**YOUR TASK:** Can you output the material exactly as written, minus any pictures it holds?

**DATASET EXTRACT:**
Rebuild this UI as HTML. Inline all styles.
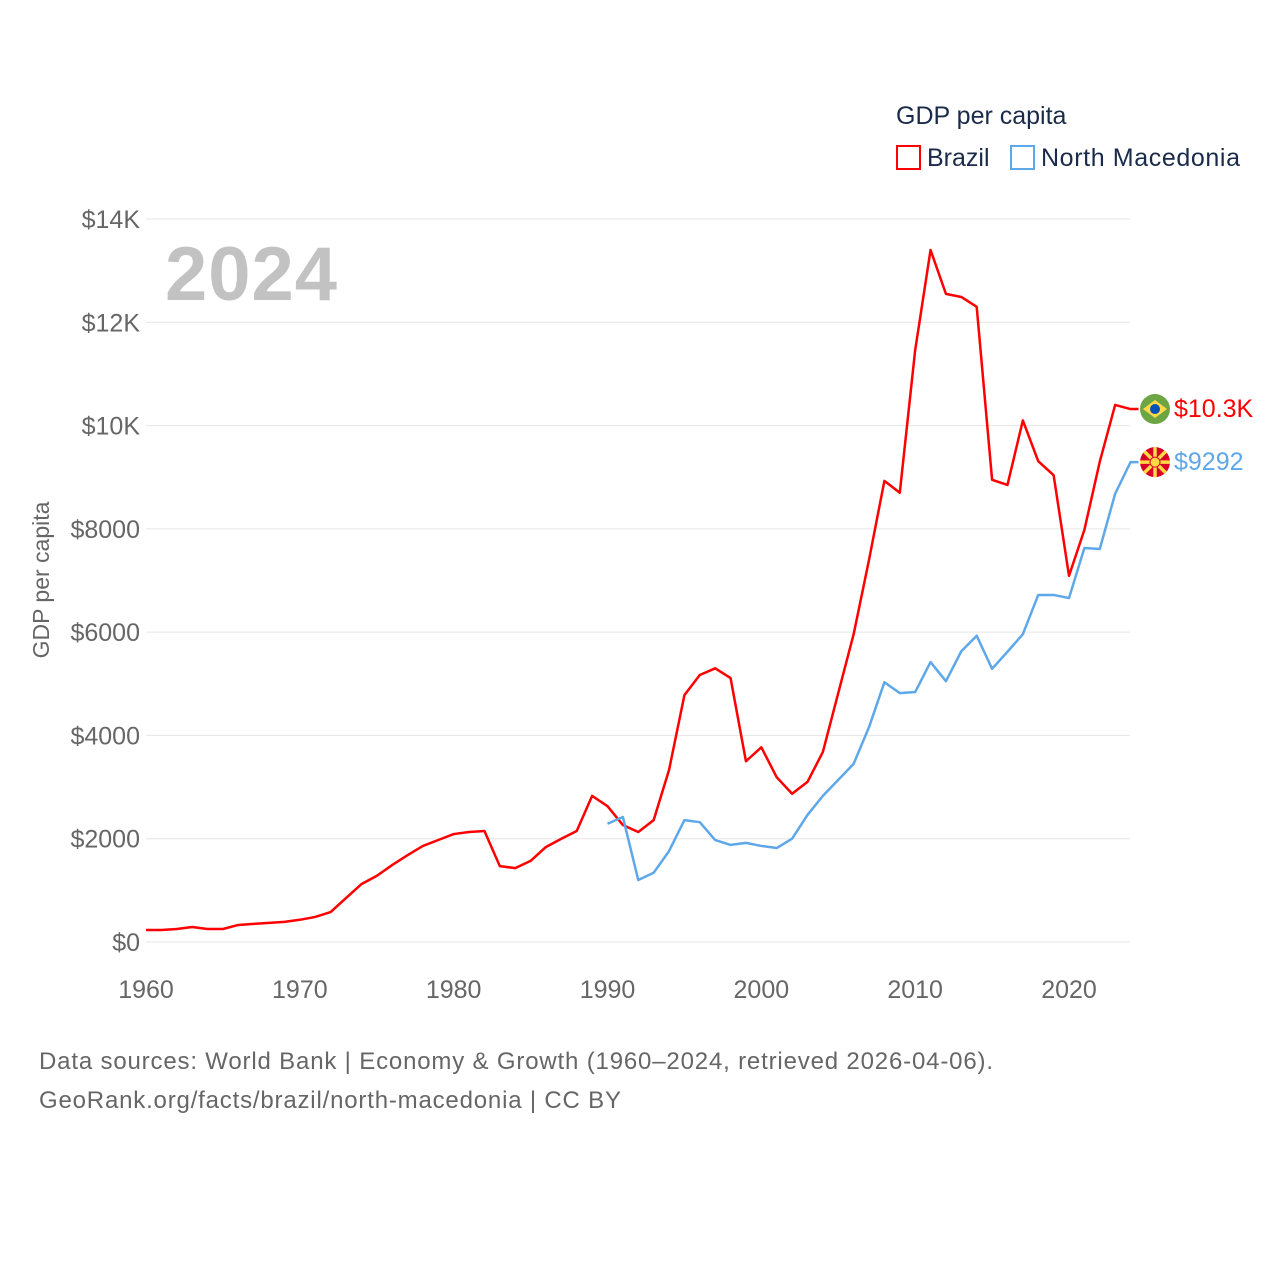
<!DOCTYPE html>
<html><head><meta charset="utf-8"><style>
body{margin:0;background:#fff;font-family:"Liberation Sans",sans-serif}
svg text{font-family:"Liberation Sans",sans-serif}
</style></head><body>
<svg id="chart" width="1280" height="1280" xmlns="http://www.w3.org/2000/svg">
<text x="896" y="124" font-size="25" fill="#1a2a4a">GDP per capita</text>
<g><rect x="897" y="146" width="23" height="23" fill="none" stroke="#f00" stroke-width="2"/><text x="927" y="166" font-size="25" fill="#1a2a4a">Brazil</text></g>
<g><rect x="1011" y="146" width="23" height="23" fill="none" stroke="#5ea8ea" stroke-width="2"/><text x="1041" y="166" font-size="25" fill="#1a2a4a" textLength="199">North Macedonia</text></g>
<text x="165" y="300" font-size="76" font-weight="bold" fill="#c2c2c2" textLength="172">2024</text>
<text transform="translate(49,580) rotate(-90)" text-anchor="middle" font-size="23" fill="#666">GDP per capita</text>
<g id="grid"></g><g id="series"></g>
<text x="39" y="1069" font-size="24" fill="#666" textLength="954">Data sources: World Bank | Economy &amp; Growth (1960–2024, retrieved 2026-04-06).</text>
<text x="39" y="1108" font-size="24" fill="#666" textLength="582">GeoRank.org/facts/brazil/north-macedonia | CC BY</text>
</svg>
<script>
const brazilStart=1960;
const brazil=[232,232,252,290,252,252,330,350,370,390,430,485,580,850,1120,1280,1490,1680,1860,1975,2090,2130,2150,1470,1430,1570,1840,2000,2150,2830,2630,2265,2130,2360,3330,4780,5170,5300,5110,3500,3770,3190,2870,3100,3680,4820,5960,7400,8930,8700,11460,13400,12550,12490,12300,8950,8850,10100,9310,9040,7090,7980,9300,10400,10320];
const macStart=1990;
const macedonia=[2290,2420,1200,1340,1760,2360,2320,1975,1880,1920,1860,1820,2000,2460,2830,3140,3450,4160,5030,4820,4840,5420,5050,5630,5930,5290,5620,5960,6720,6720,6660,7630,7610,8680,9292];
const yTicks=[0,2000,4000,6000,8000,10000,12000,14000];
const yTickLabels=["$0","$2000","$4000","$6000","$8000","$10K","$12K","$14K"];
const xTicks=[1960,1970,1980,1990,2000,2010,2020];
const endLabels=["$10.3K","$9292"];
const NS="http://www.w3.org/2000/svg";
const x=yr=>146+(yr-1960)*(923/60);
const y=v=>942-v*(723/14000);
function mk(t,a,p){const e=document.createElementNS(NS,t);for(const k in a)e.setAttribute(k,a[k]);p.appendChild(e);return e;}
const grid=document.getElementById('grid'),ser=document.getElementById('series');
yTicks.forEach((v,i)=>{
 const l=mk('line',{x1:146,x2:1130,y1:y(v),y2:y(v),stroke:'#e6e6e6','stroke-width':1},grid);
 
 
 const t=mk('text',{x:140,y:y(v)+9,'text-anchor':'end','font-size':25,fill:'#666'},grid);
 t.textContent=yTickLabels[i];
 
 
});
xTicks.forEach(yr=>{
 const t=mk('text',{x:x(yr),y:998,'text-anchor':'middle','font-size':25,fill:'#666'},grid);
 t.textContent=yr;
 
 
});
function line(data,start,color,name){
 const pts=data.map((v,i)=>x(start+i)+','+y(v));
 const last=data[data.length-1];
 pts.push((x(start+data.length-1)+8)+','+y(last));
 const p=mk('polyline',{points:pts.join(' '),fill:'none',stroke:color,'stroke-width':2.5,'stroke-linejoin':'round'},ser);
 
 
}
line(brazil,brazilStart,'#f00','brazil-line');
line(macedonia,macStart,'#5ea8ea','north-macedonia-line');
const by=y(brazil[brazil.length-1]), my=y(macedonia[macedonia.length-1]);
const bf=mk('g',{},ser);


mk('circle',{cx:1155,cy:by,r:15,fill:'#6da544'},bf);
mk('polygon',{points:`1143,${by} 1155,${by-9} 1167,${by} 1155,${by+9}`,fill:'#ffda44'},bf);
mk('circle',{cx:1155,cy:by,r:5,fill:'#0052b4'},bf);
const bl=mk('text',{x:1174,y:by+8,'font-size':25,fill:'#f00'},ser);bl.textContent=endLabels[0];


const mf=mk('g',{},ser);


mk('circle',{cx:1155,cy:my,r:15,fill:'#d80027'},mf);
for(let k=0;k<8;k++){const a=k*Math.PI/4;mk('line',{x1:1155,y1:my,x2:1155+15*Math.cos(a),y2:my+15*Math.sin(a),stroke:'#ffda44','stroke-width':3.5},mf);}
mk('circle',{cx:1155,cy:my,r:5,fill:'#ffda44',stroke:'#d80027','stroke-width':1},mf);
const ml=mk('text',{x:1174,y:my+8,'font-size':25,fill:'#5ea8ea'},ser);ml.textContent=endLabels[1];


</script>
</body></html>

**ANSWER TO THE PROBLEM:**
Rebuild this UI as HTML. Inline all styles.
<!DOCTYPE html>
<html><head><meta charset="utf-8"><style>
body{margin:0;background:#fff;font-family:"Liberation Sans",sans-serif}
svg text{font-family:"Liberation Sans",sans-serif}
</style></head><body>
<svg id="chart" width="1280" height="1280" xmlns="http://www.w3.org/2000/svg">
<text x="896" y="124" font-size="25" fill="#1a2a4a">GDP per capita</text>
<g><rect x="897" y="146" width="23" height="23" fill="none" stroke="#f00" stroke-width="2"/><text x="927" y="166" font-size="25" fill="#1a2a4a">Brazil</text></g>
<g><rect x="1011" y="146" width="23" height="23" fill="none" stroke="#5ea8ea" stroke-width="2"/><text x="1041" y="166" font-size="25" fill="#1a2a4a" textLength="199">North Macedonia</text></g>
<text x="165" y="300" font-size="76" font-weight="bold" fill="#c2c2c2" textLength="172">2024</text>
<text transform="translate(49,580) rotate(-90)" text-anchor="middle" font-size="23" fill="#666">GDP per capita</text>
<g id="grid"></g><g id="series"></g>
<text x="39" y="1069" font-size="24" fill="#666" textLength="954">Data sources: World Bank | Economy &amp; Growth (1960–2024, retrieved 2026-04-06).</text>
<text x="39" y="1108" font-size="24" fill="#666" textLength="582">GeoRank.org/facts/brazil/north-macedonia | CC BY</text>
</svg>
<script>
const brazilStart=1960;
const brazil=[232,232,252,290,252,252,330,350,370,390,430,485,580,850,1120,1280,1490,1680,1860,1975,2090,2130,2150,1470,1430,1570,1840,2000,2150,2830,2630,2265,2130,2360,3330,4780,5170,5300,5110,3500,3770,3190,2870,3100,3680,4820,5960,7400,8930,8700,11460,13400,12550,12490,12300,8950,8850,10100,9310,9040,7090,7980,9300,10400,10320];
const macStart=1990;
const macedonia=[2290,2420,1200,1340,1760,2360,2320,1975,1880,1920,1860,1820,2000,2460,2830,3140,3450,4160,5030,4820,4840,5420,5050,5630,5930,5290,5620,5960,6720,6720,6660,7630,7610,8680,9292];
const yTicks=[0,2000,4000,6000,8000,10000,12000,14000];
const yTickLabels=["$0","$2000","$4000","$6000","$8000","$10K","$12K","$14K"];
const xTicks=[1960,1970,1980,1990,2000,2010,2020];
const endLabels=["$10.3K","$9292"];
const NS="http://www.w3.org/2000/svg";
const x=yr=>146+(yr-1960)*(923/60);
const y=v=>942-v*(723/14000);
function mk(t,a,p){const e=document.createElementNS(NS,t);for(const k in a)e.setAttribute(k,a[k]);p.appendChild(e);return e;}
const grid=document.getElementById('grid'),ser=document.getElementById('series');
yTicks.forEach((v,i)=>{
 const l=mk('line',{x1:146,x2:1130,y1:y(v),y2:y(v),stroke:'#e6e6e6','stroke-width':1},grid);
 
 
 const t=mk('text',{x:140,y:y(v)+9,'text-anchor':'end','font-size':25,fill:'#666'},grid);
 t.textContent=yTickLabels[i];
 
 
});
xTicks.forEach(yr=>{
 const t=mk('text',{x:x(yr),y:998,'text-anchor':'middle','font-size':25,fill:'#666'},grid);
 t.textContent=yr;
 
 
});
function line(data,start,color,name){
 const pts=data.map((v,i)=>x(start+i)+','+y(v));
 const last=data[data.length-1];
 pts.push((x(start+data.length-1)+8)+','+y(last));
 const p=mk('polyline',{points:pts.join(' '),fill:'none',stroke:color,'stroke-width':2.5,'stroke-linejoin':'round'},ser);
 
 
}
line(brazil,brazilStart,'#f00','brazil-line');
line(macedonia,macStart,'#5ea8ea','north-macedonia-line');
const by=y(brazil[brazil.length-1]), my=y(macedonia[macedonia.length-1]);
const bf=mk('g',{},ser);


mk('circle',{cx:1155,cy:by,r:15,fill:'#6da544'},bf);
mk('polygon',{points:`1143,${by} 1155,${by-9} 1167,${by} 1155,${by+9}`,fill:'#ffda44'},bf);
mk('circle',{cx:1155,cy:by,r:5,fill:'#0052b4'},bf);
const bl=mk('text',{x:1174,y:by+8,'font-size':25,fill:'#f00'},ser);bl.textContent=endLabels[0];


const mf=mk('g',{},ser);


mk('circle',{cx:1155,cy:my,r:15,fill:'#d80027'},mf);
for(let k=0;k<8;k++){const a=k*Math.PI/4;mk('line',{x1:1155,y1:my,x2:1155+15*Math.cos(a),y2:my+15*Math.sin(a),stroke:'#ffda44','stroke-width':3.5},mf);}
mk('circle',{cx:1155,cy:my,r:5,fill:'#ffda44',stroke:'#d80027','stroke-width':1},mf);
const ml=mk('text',{x:1174,y:my+8,'font-size':25,fill:'#5ea8ea'},ser);ml.textContent=endLabels[1];


</script>
</body></html>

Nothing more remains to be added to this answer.